Livros 2020 #2 - O peso do pássaro morto

No Sesc Paulista estava rolando um evento chamado "Alerta de Spoiler", onde livros eram colocados em sacos lacrados e a brincadeira era escolher um de acordo com o spoiler que mais lhe interessasse. Como a brincadeira só ia rolar em janeiro, consegui pegar dois livros em dois spoilers excelentes: "Se deus me chamar não vou", da Mariana Salomão Carrara, e "Sem Gentileza" da Futhi Ntshingila.

No entanto, hoje não vou falar de nenhum desses dois livros, e sim de um livro que uma umas das pessoas que escreveram o spoiler fez, a autora Aline Bei, e sua obra O peso do pássaro morto.

É um livro curto, mas muito denso. Ele tem o ritmo quase de uma epopéia, parece uma poesia modernista, sem muita regra de quantidade de sílabas, mas isso lhe trouxe um ar muito dramático, uma qualidade única. Muitas vezes eu lia umas dez páginas e tinha que parar e dar uma respirada, de tão abalado que eu ficava. Isso num livro de 165 páginas. Talvez a maior qualidade da narrativa da Aline Bei seja essa: como o livro transcorre como uma poesia, com palavras bem colocadas, o ritmo dos acontecimentos ditados pelos versos, o livro foi pensado nos mínimos detalhes: até a troca das páginas foi pensada para marcar transições na vida da eu-lírico do livro. É uma sacada genial.

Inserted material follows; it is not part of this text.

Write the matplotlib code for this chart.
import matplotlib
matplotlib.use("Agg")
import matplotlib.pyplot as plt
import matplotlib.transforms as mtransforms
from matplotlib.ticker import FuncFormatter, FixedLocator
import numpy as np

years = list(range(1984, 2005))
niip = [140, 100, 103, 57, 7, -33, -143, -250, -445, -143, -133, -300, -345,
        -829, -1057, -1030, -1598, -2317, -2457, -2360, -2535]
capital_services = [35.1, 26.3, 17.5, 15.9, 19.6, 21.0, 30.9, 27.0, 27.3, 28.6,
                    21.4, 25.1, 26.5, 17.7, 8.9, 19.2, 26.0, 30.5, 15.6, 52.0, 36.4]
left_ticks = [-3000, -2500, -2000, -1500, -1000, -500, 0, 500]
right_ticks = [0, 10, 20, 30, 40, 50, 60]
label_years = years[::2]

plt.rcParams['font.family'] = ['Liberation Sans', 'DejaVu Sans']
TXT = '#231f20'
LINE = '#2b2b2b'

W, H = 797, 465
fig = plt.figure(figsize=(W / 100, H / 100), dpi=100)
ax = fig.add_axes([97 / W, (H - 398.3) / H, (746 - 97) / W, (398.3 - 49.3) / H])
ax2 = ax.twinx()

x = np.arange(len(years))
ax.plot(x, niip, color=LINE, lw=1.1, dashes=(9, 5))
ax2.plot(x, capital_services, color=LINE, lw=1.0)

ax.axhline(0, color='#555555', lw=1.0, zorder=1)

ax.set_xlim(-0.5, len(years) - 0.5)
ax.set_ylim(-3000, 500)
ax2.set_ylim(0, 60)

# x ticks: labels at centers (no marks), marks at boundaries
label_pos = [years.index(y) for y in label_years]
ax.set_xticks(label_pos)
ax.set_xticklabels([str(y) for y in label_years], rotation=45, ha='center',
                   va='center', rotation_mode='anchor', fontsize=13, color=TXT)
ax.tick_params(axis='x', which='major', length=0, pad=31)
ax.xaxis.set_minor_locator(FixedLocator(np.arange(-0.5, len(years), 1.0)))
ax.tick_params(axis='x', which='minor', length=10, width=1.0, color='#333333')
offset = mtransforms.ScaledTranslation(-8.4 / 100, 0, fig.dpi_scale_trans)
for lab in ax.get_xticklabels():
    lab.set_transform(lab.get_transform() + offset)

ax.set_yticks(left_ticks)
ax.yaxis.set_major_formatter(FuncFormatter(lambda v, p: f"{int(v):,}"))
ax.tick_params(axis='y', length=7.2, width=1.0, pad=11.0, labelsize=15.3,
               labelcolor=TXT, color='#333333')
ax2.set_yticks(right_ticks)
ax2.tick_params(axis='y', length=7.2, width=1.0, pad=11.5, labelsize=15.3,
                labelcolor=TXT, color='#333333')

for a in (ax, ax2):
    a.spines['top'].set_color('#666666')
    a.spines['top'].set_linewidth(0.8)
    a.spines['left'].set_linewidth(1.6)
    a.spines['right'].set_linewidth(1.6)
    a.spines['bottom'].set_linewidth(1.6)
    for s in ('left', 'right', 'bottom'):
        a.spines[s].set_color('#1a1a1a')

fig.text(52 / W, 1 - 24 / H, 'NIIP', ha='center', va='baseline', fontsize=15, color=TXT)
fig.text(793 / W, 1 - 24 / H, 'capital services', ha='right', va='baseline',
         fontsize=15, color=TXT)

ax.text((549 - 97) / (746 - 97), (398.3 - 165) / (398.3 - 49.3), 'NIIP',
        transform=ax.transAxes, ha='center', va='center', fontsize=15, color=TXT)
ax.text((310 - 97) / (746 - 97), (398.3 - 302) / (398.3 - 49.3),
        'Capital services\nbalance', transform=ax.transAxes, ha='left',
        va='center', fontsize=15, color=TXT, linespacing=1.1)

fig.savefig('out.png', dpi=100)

Tá, mas sobre o que se trata?

É basicamente a vida de uma mulher, dos seus oito até sua morte, pra lá da terceira idade. Porém, essa mulher passa por muitos acontecimentos doloridos em sua vida: aos oito perde a sua melhor amiga na infância, a Carla, morta por um cachorro, na adolescência depois de ir num show de rock e ter se divertido, acaba sendo sumariamente estuprada pelo namorado na época (e engravidando do crápula), por não poder abortar ela cria o filho que é a cara do pai que a havia estuprado, e apesar de não deixar nada faltar para ele, ela convive com a dor da lembrança do estupro pelo resto da vida, e depois do filho já adulto ela resolve morar sozinha e adota um cachorro da rua (e muito grande, como é descrito no livro), chamado Vento, que tem uma vida surpreendentemente longa, e quando o cãozinho morre, ela meio que perde o sentido da vida e falece também pouco depois.

Parece um resumo bem simples, mas como eu disse, o esquema é como é escrito. É óbvio que uma coisa como um estupro é uma dor incalculável, mas a autora descreve a cena de uma maneira tão forte, que é impossível não sentir todo o nojo, repúdio, toda a revolta, toda a incapacidade, da personagem. É uma das partes mais pesadas. E pela maneira que ela escreve, as pausas dos versos, é como se a cena toda acontecesse como flashes na nossa mente que está lendo.

Só lendo mesmo pra entender. Ao mesmo tempo existem coisas boas também, talvez mais nas extremidades da vida, como a linda amizade com a Carla, que tentava fazer com que a protagonista anônima perdesse o medo de borboletas, e o doce cachorro Vento, que foi o parceiro que trouxe luz pra vida dela no final da vida. Nem tudo são dores, mas o livro em si é muito intenso, forte, e toca no fundo da alma.

É um livro excelente para se discutir não apenas as perdas que todas as mulheres sofrem durante suas vidas, como também a maneira que elas mesmos encontram para seguir em frente e retirar força sabe lá deus da onde. O estilo dela também é algo bem particular dela, e depois de uma googlada achei textos dela que são todos no mesmo estilo do livro: o que é ótimo, pois como todo diamante, vamos lapidando nosso estilo na arte que mais apreciamos. Eu escrevo e tenho que admitir que poesia é muito difícil. E a Aline tem talento pra coisa. Criou uma coisa única muito doida, e vale a pena ler.